Later, as the congregation dispersed and the sexton and his assistant began to shovel muddy earth over the coffin, the rector shed his clerical robes in the vestry and put on his long cloak once more, before walking out to find Mrs Chaytor waiting for him.
‘You did that very well, as always,’ she said. ‘Your eloquence was quite moving. Who knows? One day you may convert me.’
He smiled; both
of them knew how unlikely that was. ‘It is New Year’s Eve,’ she said. ‘Have you plans?’
‘I intend to sit by the fire with a glass of port and a volume of Decline and Fall, and then go to bed early.’
She raised her eyebrows. ‘Only one glass? You really are being abstemious these days. Takings at the Star must be down considerably.’
He chuckled. ‘I fear they may.’
‘What has brought this about? Your new-found eminence as a magistrate?’
‘I suspect that is partly the case, yes.’
‘Laudable. But I had never heard that sobriety was expected of a magistrate. Quite the opposite, in my experience.’
He chuckled again. ‘Mine also. But, in light of the responsibility I have accepted, I intend to try to keep a clear head.’ Most of the time, he thought.
They walked on down the village street, passing the Star, where most of the congregation were now gathered, and on towards Sandy House. ‘You have changed, since the events of last spring,’ she observed.
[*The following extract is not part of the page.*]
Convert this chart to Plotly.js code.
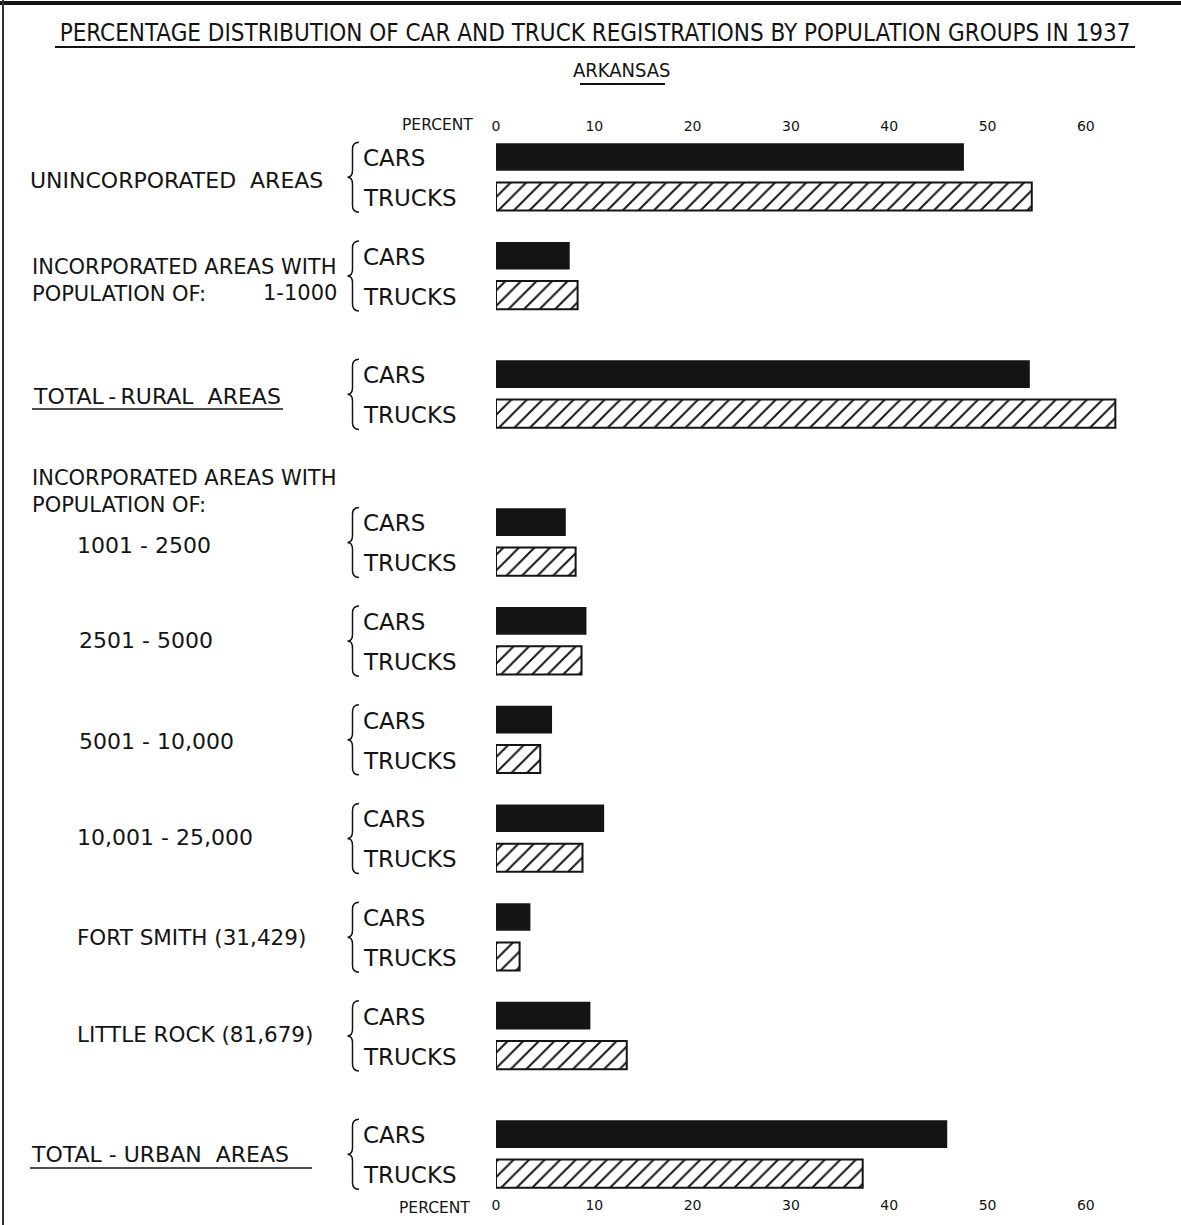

‘I know. Perhaps, after forty years on this earth, I am finally growing up.’
She laughed aloud at that. ‘What can you mean?’
‘My dear, I have spent most of my time playing at life. I have played at being a theologian, a scholar, a playwright, a duellist, a clergyman and a rake; often all at the same time. I have lived most of my life on a whim. The only serious decision I ever made, to come here to St Mary, was in fact thrust upon me: the choice given to me by the archbishop was this, or exile to the colonies. I have been self-indulgent, vain and foolish; even, at times, quite wicked. It is high time I began to live my life so that I may be of benefit to other people, not just myself.’
She listened to this speech with a smile still on her lips, rain dripping from the brim of her bonnet. ‘You never cease to surprise me,’ she said. ‘You have written plays?’
‘I have.’
‘May I read them?’
‘Absolutely you may not. I intend that every word I have ever written will go with me to my grave.’